The second half of the day was the ‘laugh our asses off’ half. Didn’t add this into the calendar a couple of days ago, because, quite frankly, so much is going on, I pretty much forgot it. But we’ve long had tickets to our ‘farewell to London Theatre’. It was a combination of circumstances that made us choose the show that was going to fill that place in our heads for the rest of time. Essentially, d introduced me to a movie, a good few years ago, thinking that it was brilliant, and also figuring it would be my kind of thing. It sooooo was. It was a movie called Noises Off. It’s a fantastic farce, that shows the front and back of the stage during the production of a farce within a farce, as it goes through a run. As it happened, there was a production of the play (on which the movie was based) starting at the Old Vic on the 1st December, so I went ahead and booked it.

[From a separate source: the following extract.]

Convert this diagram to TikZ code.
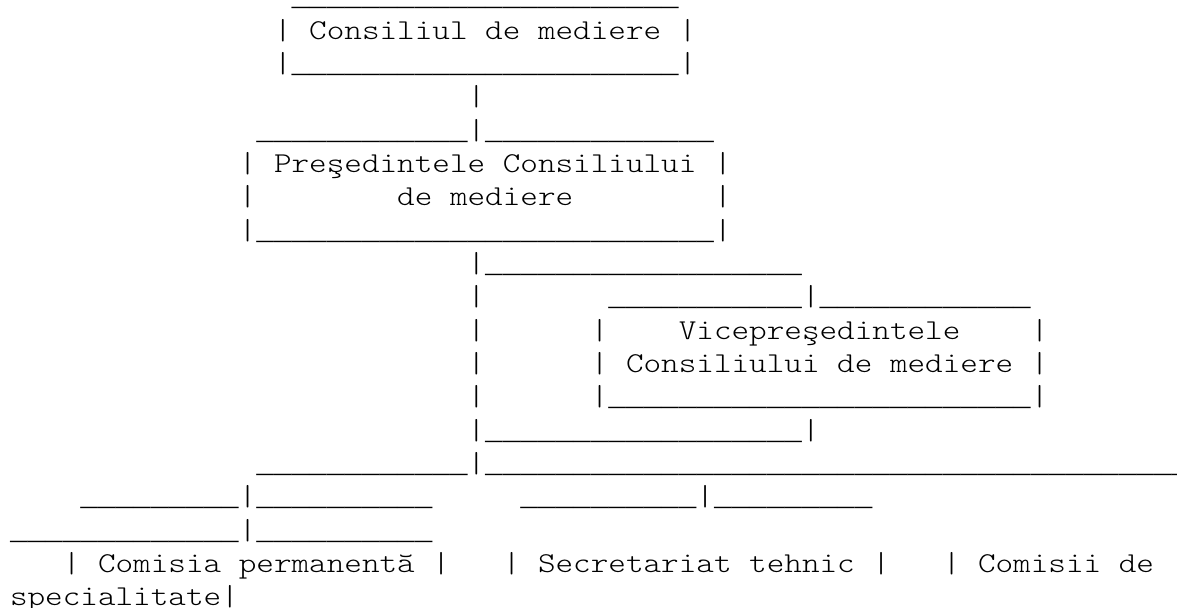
\documentclass[tikz,border=0pt]{standalone}
\usepackage{fontspec}
\newfontfamily\asciifont{lmmonolt10-regular.otf}[FakeStretch=1.16402]
\newfontfamily\usfont{Liberation Mono}
\ExplSyntaxOn
\cs_new:Npn \usc #1 {{\usfont\fontsize{22}{25}\selectfont\prg_replicate:nn{#1}{\_}}}
\ExplSyntaxOff
\newcommand\asciisetup{\asciifont\fontsize{21.6}{25}\selectfont\spaceskip=13.2pt\relax}
\begin{document}
\begin{tikzpicture}[x=13.2pt,y=-25pt,
  asc/.style={anchor=base west, inner sep=0pt, outer sep=0pt, font=\asciisetup}]
\useasboundingbox[fill=white] (-7.5pt,4.3pt) rectangle (875.25pt,-450.95pt);
% box 1
\node[asc] (r0)  at (16,0) {\usc{22}};
\node[asc] (r1)  at (15,1) {| Consiliul de mediere |};
\node[asc] (r2)  at (15,2) {|\usc{22}|};
\node[asc] (r3)  at (26,3) {|};
% box 2
\node[asc] (r4)  at (14,4) {\usc{12}|\usc{13}};
\node[asc] (r5)  at (13,5) {| Preşedintele Consiliului |};
\node[asc] (r6a) at (13,6) {|};
\node[asc] (r6b) at (22,6) {de mediere};
\node[asc] (r6c) at (40,6) {|};
\node[asc] (r7)  at (13,7) {|\usc{26}|};
\node[asc] (r8)  at (26,8) {|\usc{18}};
% box 3
\node[asc] (r9a) at (26,9) {|};
\node[asc] (r9b) at (34,9) {\usc{11}|\usc{12}};
\node[asc] (r10a) at (26,10) {|};
\node[asc] (r10b) at (33,10) {|};
\node[asc] (r10c) at (38,10) {Vicepreşedintele};
\node[asc] (r10d) at (58,10) {|};
\node[asc] (r11a) at (26,11) {|};
\node[asc] (r11b) at (33,11) {| Consiliului de mediere |};
\node[asc] (r12a) at (26,12) {|};
\node[asc] (r12b) at (33,12) {|\usc{24}|};
\node[asc] (r13) at (26,13) {|\usc{18}|};
% lower branches
\node[asc] (r14) at (14,14) {\usc{12}|\usc{40}};
\node[asc] (r15a) at (4,15) {\usc{9}|\usc{10}};
\node[asc] (r15b) at (29,15) {\usc{10}|\usc{9}};
\node[asc] (r16) at (0,16) {\usc{13}|\usc{10}};
\node[asc] (r17a) at (3,17) {| Comisia permanentă |};
\node[asc] (r17b) at (28,17) {| Secretariat tehnic |};
\node[asc] (r17c) at (53,17) {| Comisii de};
\node[asc] (r18) at (0,18) {specialitate|};
\end{tikzpicture}
\end{document}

Couldn’t have been a better choice, frankly. Neil Simon said of farce that by the end, the audience should be almost as exhausted as the cast, who by that point should be on oxygen support. Noises Off is a farce in three acts – act one gives you a good solid bunch of gags, but more than that, it’s a set up for the really fantastic business of act two. Act two tonight was where the oxygen tents should have been wheeled into the theatre. Act two was so busy, with a stageful of actors in perfect harmony, like a balletful of laughs. Act three, which shows the disintegration of the actors’ brains and relationships into complete on-stage anarchy, was fantastic too, but by that point, we were all exhausted from laughing at act two. It was a great farewell to the joy that the West End can bring to any day, and we’re still laughing about it as I write this.
The third half of the day kicked off when we got home. We couldn’t get in.
We couldn’t get in because an entire column of boxes, stacked in the hallway long before we started turning the bedroom into our storage room, had finally given up the ghost, and collapsed, spilling their innards all the way down the hall.
Soooo – that’ll be me buying some more boxes tomorrow then, and repacking the buggers. Could have done without this financial and temporal setback to cap the day, but it’s pretty much like the pound and a half of weight re-gain. It’s just one more little bugger of a thing, to be understood, gotten around and gotten the Hell on with.
So – if you’ll excuse me, it’s couch-time. Catch you tomorrow, after the boxarama.